→ **What is expected**
Which lines hold the word "that"? Copy each of them from the material.
BEGIN Data lines
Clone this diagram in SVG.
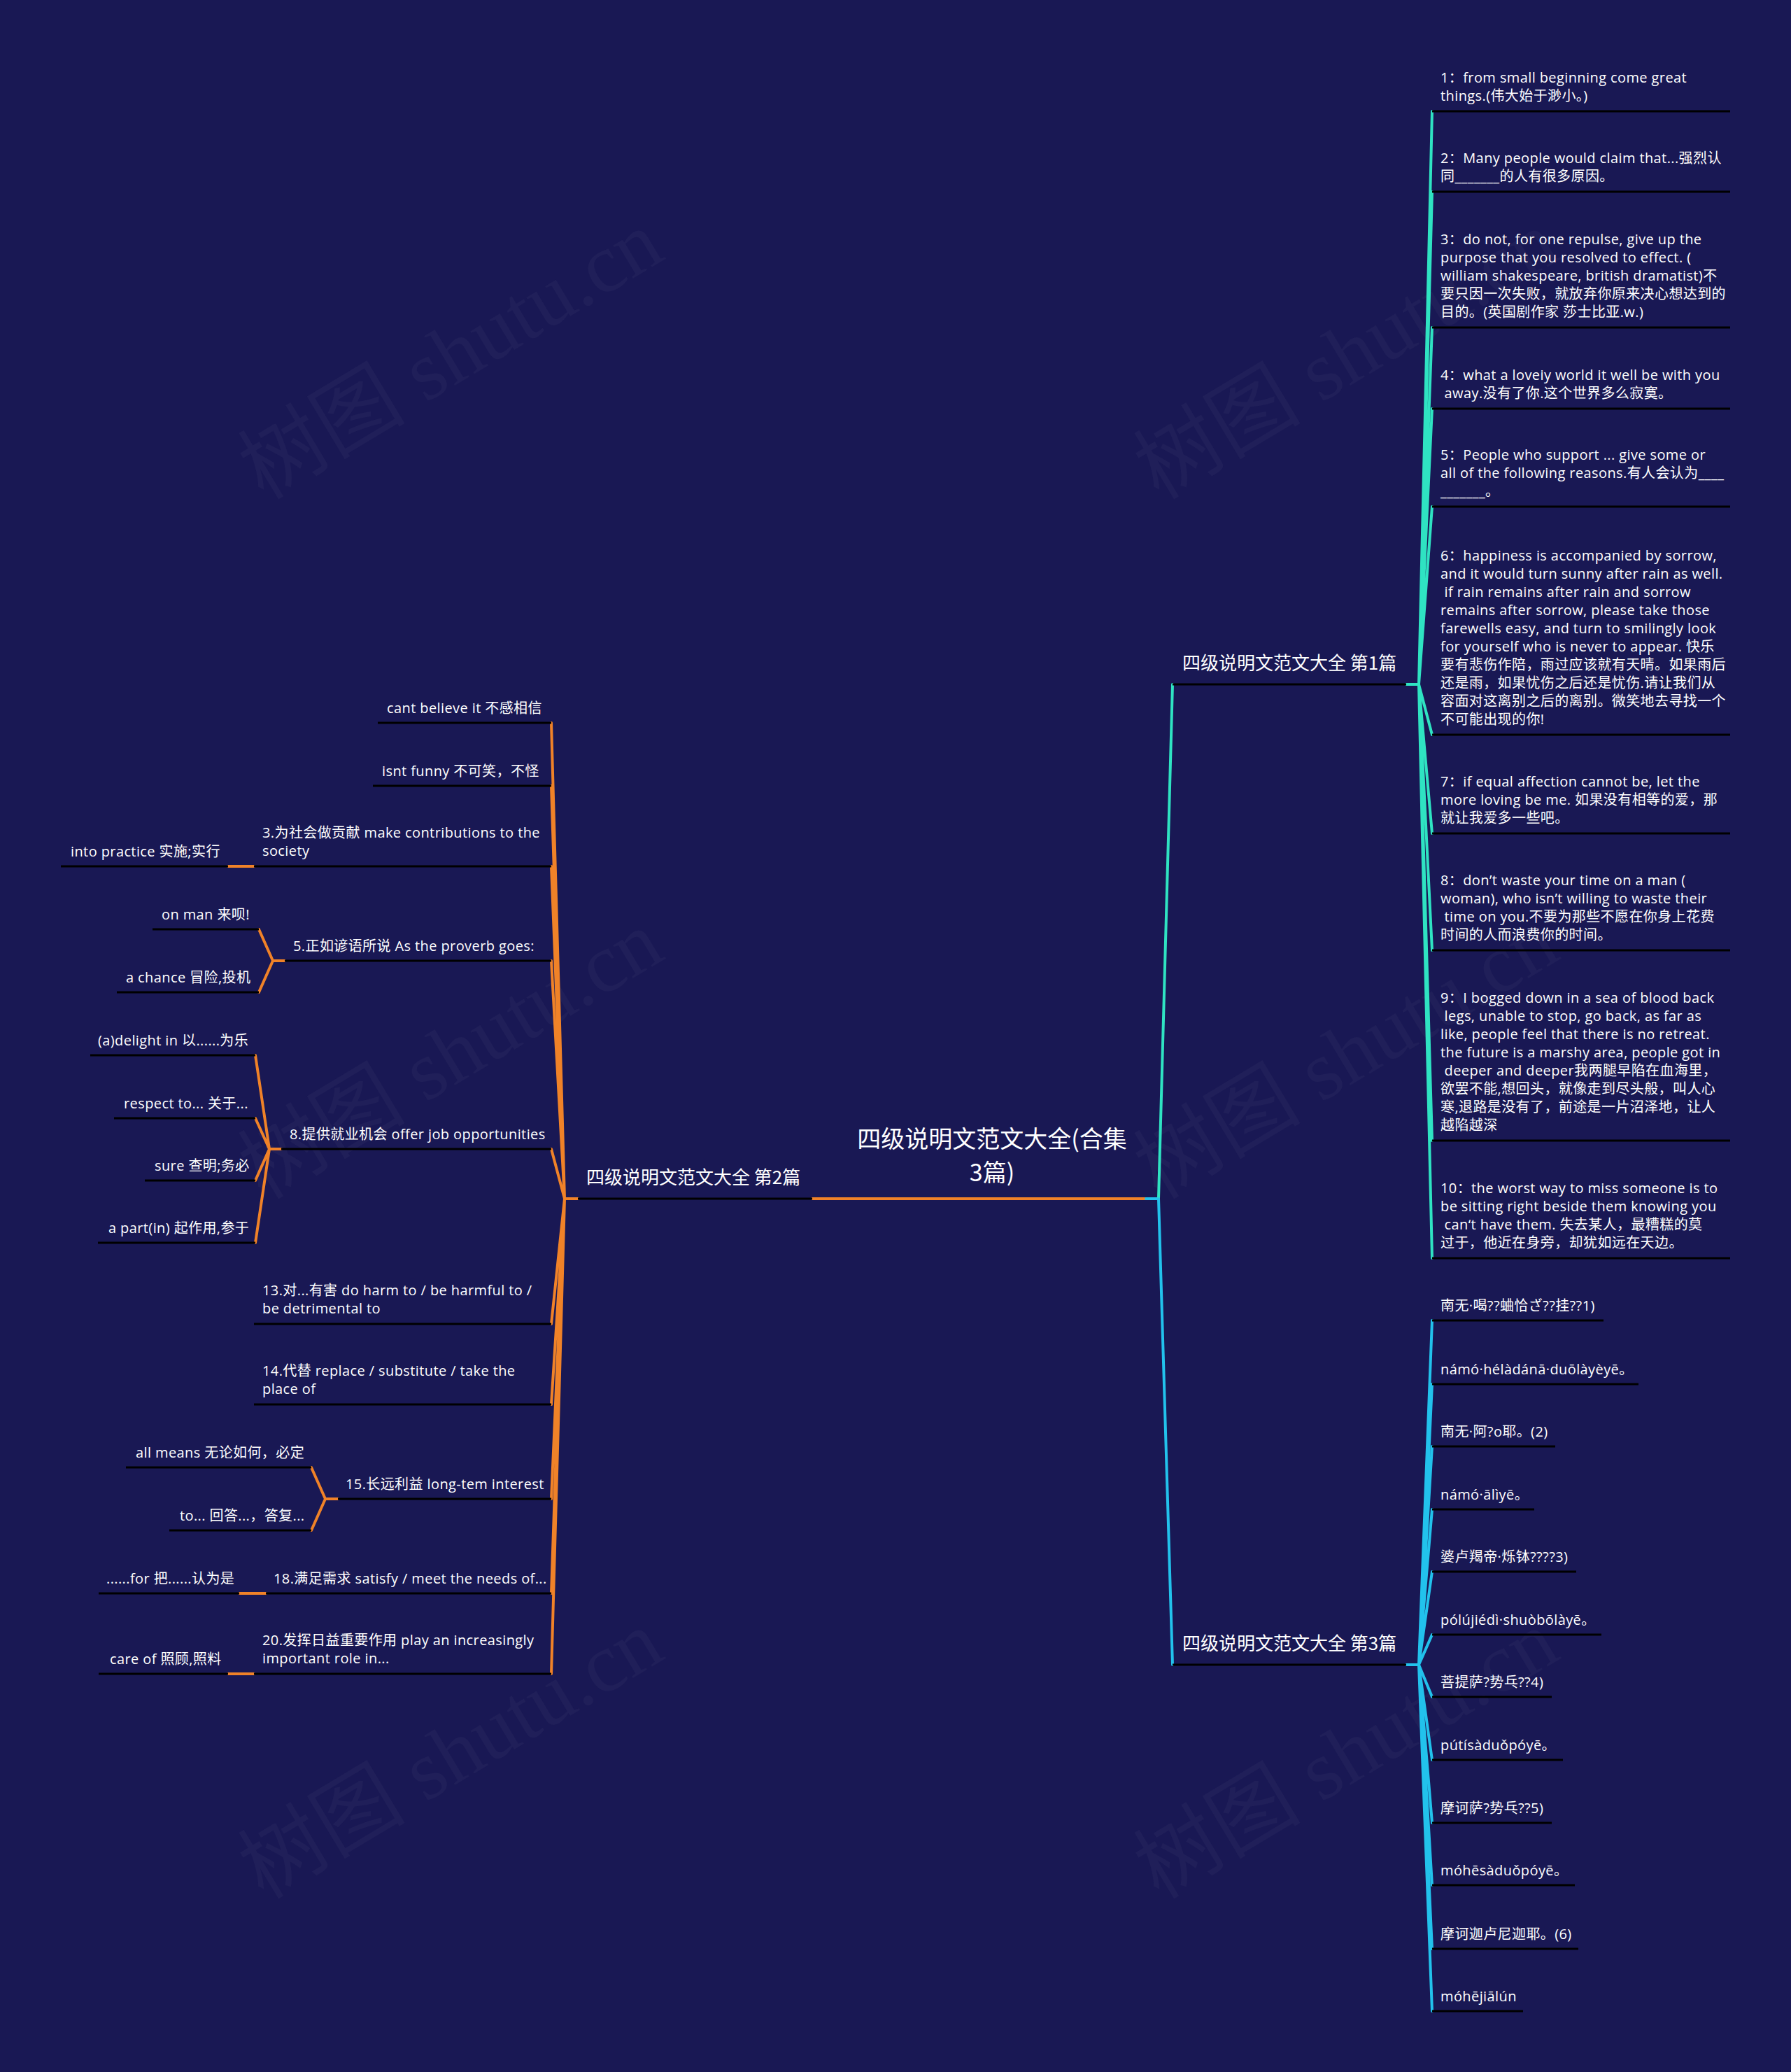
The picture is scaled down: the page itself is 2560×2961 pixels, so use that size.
<svg xmlns="http://www.w3.org/2000/svg" width="2560" height="2961" viewBox="0 0 2560 2961">
<style>
.t{font-family:"Open Sans","Noto Sans CJK SC",sans-serif;font-size:20px;letter-spacing:0.4px;fill:#ffffff;white-space:pre}
.b{font-family:"Noto Sans CJK SC",sans-serif;font-size:26px;letter-spacing:0}
.r{font-family:"Noto Sans CJK SC",sans-serif;font-size:34px;letter-spacing:0}
.ul{stroke:#000000;stroke-width:3}
.co{fill:none;stroke-width:4;stroke-linecap:round}
.or{stroke:#f08228}
.c1{stroke:#2fe3c2}
.c3{stroke:#22c2ec}
.wm{font-family:"Liberation Serif","Noto Sans CJK SC",serif;font-size:120px;fill:#8080a0;fill-opacity:0.07}
</style>
<rect x="0" y="0" width="2560" height="2961" fill="#191854"/>
<g id="watermarks">
<text class="wm" text-anchor="middle" transform="translate(665,542) rotate(-31)">树图 shutu.cn</text>
<text class="wm" text-anchor="middle" transform="translate(1945,542) rotate(-31)">树图 shutu.cn</text>
<text class="wm" text-anchor="middle" transform="translate(665,1542) rotate(-31)">树图 shutu.cn</text>
<text class="wm" text-anchor="middle" transform="translate(1945,1542) rotate(-31)">树图 shutu.cn</text>
<text class="wm" text-anchor="middle" transform="translate(665,2542) rotate(-31)">树图 shutu.cn</text>
<text class="wm" text-anchor="middle" transform="translate(1945,2542) rotate(-31)">树图 shutu.cn</text>
</g>
<g id="connectors">
<line class="co or" x1="1161" y1="1713" x2="1638" y2="1713"/>
<line class="co c3" x1="1638" y1="1713" x2="1656" y2="1713"/>
<line class="co c1" x1="1656" y1="1713" x2="1676" y2="978" stroke-width="5"/>
<line class="co c3" x1="1656" y1="1713" x2="1676" y2="2379" stroke-width="5"/>
<path class="co c1" d="M2010 978H2028 M2028 978L2047 159 M2028 978L2047 274 M2028 978L2047 468 M2028 978L2047 584 M2028 978L2047 724 M2028 978L2047 1050 M2028 978L2047 1191 M2028 978L2047 1358 M2028 978L2047 1630 M2028 978L2047 1798"/>
<path class="co c3" d="M2010 2379H2028 M2028 2379L2047 1887 M2028 2379L2047 1978 M2028 2379L2047 2067 M2028 2379L2047 2157 M2028 2379L2047 2246 M2028 2379L2047 2336 M2028 2379L2047 2425 M2028 2379L2047 2515 M2028 2379L2047 2605 M2028 2379L2047 2694 M2028 2379L2047 2785 M2028 2379L2047 2874"/>
<path class="co or" d="M826 1713H807 M807 1713L788 1033 M807 1713L788 1123 M807 1713L788 1238 M807 1713L788 1373 M807 1713L788 1642 M807 1713L788 1892 M807 1713L788 2007 M807 1713L788 2142 M807 1713L788 2277 M807 1713L788 2392"/>
<path class="co or" d="M363 1238H326 M407 1373H390 M390 1373L370 1328 M390 1373L370 1418 M402 1642H385 M385 1642L365 1508 M385 1642L365 1598 M385 1642L365 1687 M385 1642L365 1776 M483 2142H465 M465 2142L445 2097 M465 2142L445 2187 M380 2277H342 M363 2392H326"/>
</g>
<g id="root">
<text class="t r" x="1418" y="1640" text-anchor="middle">四级说明文范文大全(合集</text>
<text class="t r" x="1418" y="1688" text-anchor="middle">3篇)</text>
</g>
<g id="branch1">
<line class="ul" x1="1676" y1="978" x2="2010" y2="978"/>
<text class="t b" x="1690" y="957">四级说明文范文大全 第1篇</text>
</g>
<g id="branch2">
<line class="ul" x1="826" y1="1713" x2="1161" y2="1713"/>
<text class="t b" x="838" y="1692">四级说明文范文大全 第2篇</text>
</g>
<g id="branch3">
<line class="ul" x1="1676" y1="2379" x2="2010" y2="2379"/>
<text class="t b" x="1690" y="2358">四级说明文范文大全 第3篇</text>
</g>
<g id="b1-1"><line class="ul" x1="2047" y1="159" x2="2473" y2="159"/>
<text class="t" x="2059" y="118">1：from small beginning come great</text>
<text class="t" x="2059" y="144">things.(伟大始于渺小。)</text></g>
<g id="b1-2"><line class="ul" x1="2047" y1="274" x2="2473" y2="274"/>
<text class="t" x="2059" y="233">2：Many people would claim that...强烈认</text>
<text class="t" x="2059" y="259">同_______的人有很多原因。</text></g>
<g id="b1-3"><line class="ul" x1="2047" y1="468" x2="2473" y2="468"/>
<text class="t" x="2059" y="349">3：do not, for one repulse, give up the</text>
<text class="t" x="2059" y="375">purpose that you resolved to effect. (</text>
<text class="t" x="2059" y="401">william shakespeare, british dramatist)不</text>
<text class="t" x="2059" y="427">要只因一次失败，就放弃你原来决心想达到的</text>
<text class="t" x="2059" y="453">目的。(英国剧作家 莎士比亚.w.)</text></g>
<g id="b1-4"><line class="ul" x1="2047" y1="584" x2="2473" y2="584"/>
<text class="t" x="2059" y="543">4：what a loveiy world it well be with you</text>
<text class="t" x="2059" y="569"> away.没有了你.这个世界多么寂寞。</text></g>
<g id="b1-5"><line class="ul" x1="2047" y1="724" x2="2473" y2="724"/>
<text class="t" x="2059" y="657">5：People who support ... give some or</text>
<text class="t" x="2059" y="683">all of the following reasons.有人会认为____</text>
<text class="t" x="2059" y="709">_______。</text></g>
<g id="b1-6"><line class="ul" x1="2047" y1="1050" x2="2473" y2="1050"/>
<text class="t" x="2059" y="801">6：happiness is accompanied by sorrow,</text>
<text class="t" x="2059" y="827">and it would turn sunny after rain as well.</text>
<text class="t" x="2059" y="853"> if rain remains after rain and sorrow</text>
<text class="t" x="2059" y="879">remains after sorrow, please take those</text>
<text class="t" x="2059" y="905">farewells easy, and turn to smilingly look</text>
<text class="t" x="2059" y="931">for yourself who is never to appear. 快乐</text>
<text class="t" x="2059" y="957">要有悲伤作陪，雨过应该就有天晴。如果雨后</text>
<text class="t" x="2059" y="983">还是雨，如果忧伤之后还是忧伤.请让我们从</text>
<text class="t" x="2059" y="1009">容面对这离别之后的离别。微笑地去寻找一个</text>
<text class="t" x="2059" y="1035">不可能出现的你!</text></g>
<g id="b1-7"><line class="ul" x1="2047" y1="1191" x2="2473" y2="1191"/>
<text class="t" x="2059" y="1124">7：if equal affection cannot be, let the</text>
<text class="t" x="2059" y="1150">more loving be me. 如果没有相等的爱，那</text>
<text class="t" x="2059" y="1176">就让我爱多一些吧。</text></g>
<g id="b1-8"><line class="ul" x1="2047" y1="1358" x2="2473" y2="1358"/>
<text class="t" x="2059" y="1265">8：don’t waste your time on a man (</text>
<text class="t" x="2059" y="1291">woman), who isn’t willing to waste their</text>
<text class="t" x="2059" y="1317"> time on you.不要为那些不愿在你身上花费</text>
<text class="t" x="2059" y="1343">时间的人而浪费你的时间。</text></g>
<g id="b1-9"><line class="ul" x1="2047" y1="1630" x2="2473" y2="1630"/>
<text class="t" x="2059" y="1433">9：I bogged down in a sea of blood back</text>
<text class="t" x="2059" y="1459"> legs, unable to stop, go back, as far as</text>
<text class="t" x="2059" y="1485">like, people feel that there is no retreat.</text>
<text class="t" x="2059" y="1511">the future is a marshy area, people got in</text>
<text class="t" x="2059" y="1537"> deeper and deeper我两腿早陷在血海里，</text>
<text class="t" x="2059" y="1563">欲罢不能,想回头，就像走到尽头般，叫人心</text>
<text class="t" x="2059" y="1589">寒,退路是没有了，前途是一片沼泽地，让人</text>
<text class="t" x="2059" y="1615">越陷越深</text></g>
<g id="b1-10"><line class="ul" x1="2047" y1="1798" x2="2473" y2="1798"/>
<text class="t" x="2059" y="1705">10：the worst way to miss someone is to</text>
<text class="t" x="2059" y="1731">be sitting right beside them knowing you</text>
<text class="t" x="2059" y="1757"> can‘t have them. 失去某人，最糟糕的莫</text>
<text class="t" x="2059" y="1783">过于，他近在身旁，却犹如远在天边。</text></g>
<g id="b3-1"><line class="ul" x1="2047" y1="1887" x2="2292" y2="1887"/><text class="t" x="2059" y="1873">南无·喝??蛐恰ざ??挂??1)</text></g>
<g id="b3-2"><line class="ul" x1="2047" y1="1978" x2="2342" y2="1978"/><text class="t" x="2059" y="1964">námó·hélàdánā·duōlàyèyē。</text></g>
<g id="b3-3"><line class="ul" x1="2047" y1="2067" x2="2223" y2="2067"/><text class="t" x="2059" y="2053">南无·阿?o耶。(2)</text></g>
<g id="b3-4"><line class="ul" x1="2047" y1="2157" x2="2193" y2="2157"/><text class="t" x="2059" y="2143">námó·ālìyē。</text></g>
<g id="b3-5"><line class="ul" x1="2047" y1="2246" x2="2253" y2="2246"/><text class="t" x="2059" y="2232">婆卢羯帝·烁钵????3)</text></g>
<g id="b3-6"><line class="ul" x1="2047" y1="2336" x2="2289" y2="2336"/><text class="t" x="2059" y="2322">pólújiédì·shuòbōlàyē。</text></g>
<g id="b3-7"><line class="ul" x1="2047" y1="2425" x2="2218" y2="2425"/><text class="t" x="2059" y="2411">菩提萨?势乓??4)</text></g>
<g id="b3-8"><line class="ul" x1="2047" y1="2515" x2="2234" y2="2515"/><text class="t" x="2059" y="2501">pútísàduǒpóyē。</text></g>
<g id="b3-9"><line class="ul" x1="2047" y1="2605" x2="2218" y2="2605"/><text class="t" x="2059" y="2591">摩诃萨?势乓??5)</text></g>
<g id="b3-10"><line class="ul" x1="2047" y1="2694" x2="2251" y2="2694"/><text class="t" x="2059" y="2680">móhēsàduǒpóyē。</text></g>
<g id="b3-11"><line class="ul" x1="2047" y1="2785" x2="2256" y2="2785"/><text class="t" x="2059" y="2771">摩诃迦卢尼迦耶。(6)</text></g>
<g id="b3-12"><line class="ul" x1="2047" y1="2874" x2="2177" y2="2874"/><text class="t" x="2059" y="2860">móhējiālún</text></g>
<g id="b2-1"><line class="ul" x1="540" y1="1033" x2="788" y2="1033"/><text class="t" x="553" y="1019">cant believe it 不感相信</text></g>
<g id="b2-2"><line class="ul" x1="533" y1="1123" x2="788" y2="1123"/><text class="t" x="546" y="1109">isnt funny 不可笑，不怪</text></g>
<g id="b2-3"><line class="ul" x1="363" y1="1238" x2="788" y2="1238"/>
<text class="t" x="375" y="1197">3.为社会做贡献 make contributions to the</text>
<text class="t" x="375" y="1223">society</text></g>
<g id="b2-3-1"><line class="ul" x1="87" y1="1238" x2="326" y2="1238"/><text class="t" x="101" y="1224">into practice 实施;实行</text></g>
<g id="b2-4"><line class="ul" x1="407" y1="1373" x2="788" y2="1373"/><text class="t" x="419" y="1359">5.正如谚语所说 As the proverb goes:</text></g>
<g id="b2-4-1"><line class="ul" x1="218" y1="1328" x2="370" y2="1328"/><text class="t" x="231" y="1314">on man 来呗!</text></g>
<g id="b2-4-2"><line class="ul" x1="167" y1="1418" x2="370" y2="1418"/><text class="t" x="180" y="1404">a chance 冒险,投机</text></g>
<g id="b2-5"><line class="ul" x1="402" y1="1642" x2="788" y2="1642"/><text class="t" x="414" y="1628">8.提供就业机会 offer job opportunities</text></g>
<g id="b2-5-1"><line class="ul" x1="129" y1="1508" x2="365" y2="1508"/><text class="t" x="140" y="1494">(a)delight in 以......为乐</text></g>
<g id="b2-5-2"><line class="ul" x1="163" y1="1598" x2="365" y2="1598"/><text class="t" x="177" y="1584">respect to... 关于...</text></g>
<g id="b2-5-3"><line class="ul" x1="207" y1="1687" x2="365" y2="1687"/><text class="t" x="221" y="1673">sure 查明;务必</text></g>
<g id="b2-5-4"><line class="ul" x1="140" y1="1776" x2="365" y2="1776"/><text class="t" x="155" y="1762">a part(in) 起作用,参于</text></g>
<g id="b2-6"><line class="ul" x1="363" y1="1892" x2="788" y2="1892"/>
<text class="t" x="375" y="1851">13.对...有害 do harm to / be harmful to /</text>
<text class="t" x="375" y="1877">be detrimental to</text></g>
<g id="b2-7"><line class="ul" x1="363" y1="2007" x2="788" y2="2007"/>
<text class="t" x="375" y="1966">14.代替 replace / substitute / take the</text>
<text class="t" x="375" y="1992">place of</text></g>
<g id="b2-8"><line class="ul" x1="483" y1="2142" x2="788" y2="2142"/><text class="t" x="494" y="2128">15.长远利益 long-tem interest</text></g>
<g id="b2-8-1"><line class="ul" x1="180" y1="2097" x2="445" y2="2097"/><text class="t" x="194" y="2083">all means 无论如何，必定</text></g>
<g id="b2-8-2"><line class="ul" x1="242" y1="2187" x2="445" y2="2187"/><text class="t" x="257" y="2173">to... 回答...，答复...</text></g>
<g id="b2-9"><line class="ul" x1="380" y1="2277" x2="788" y2="2277"/><text class="t" x="391" y="2263">18.满足需求 satisfy / meet the needs of...</text></g>
<g id="b2-9-1"><line class="ul" x1="141" y1="2277" x2="342" y2="2277"/><text class="t" x="152" y="2263">......for 把......认为是</text></g>
<g id="b2-10"><line class="ul" x1="363" y1="2392" x2="788" y2="2392"/>
<text class="t" x="375" y="2351">20.发挥日益重要作用 play an increasingly</text>
<text class="t" x="375" y="2377">important role in...</text></g>
<g id="b2-10-1"><line class="ul" x1="141" y1="2392" x2="326" y2="2392"/><text class="t" x="157" y="2378">care of 照顾,照料</text></g>
</svg>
END Data lines
→ **Output**
The picture is scaled down: the page itself is 2560×2961 pixels, so use that size.
<text class="t" x="2059" y="233">2：Many people would claim that...强烈认</text>
<text class="t" x="2059" y="375">purpose that you resolved to effect. (</text>
<text class="t" x="2059" y="1485">like, people feel that there is no retreat.</text>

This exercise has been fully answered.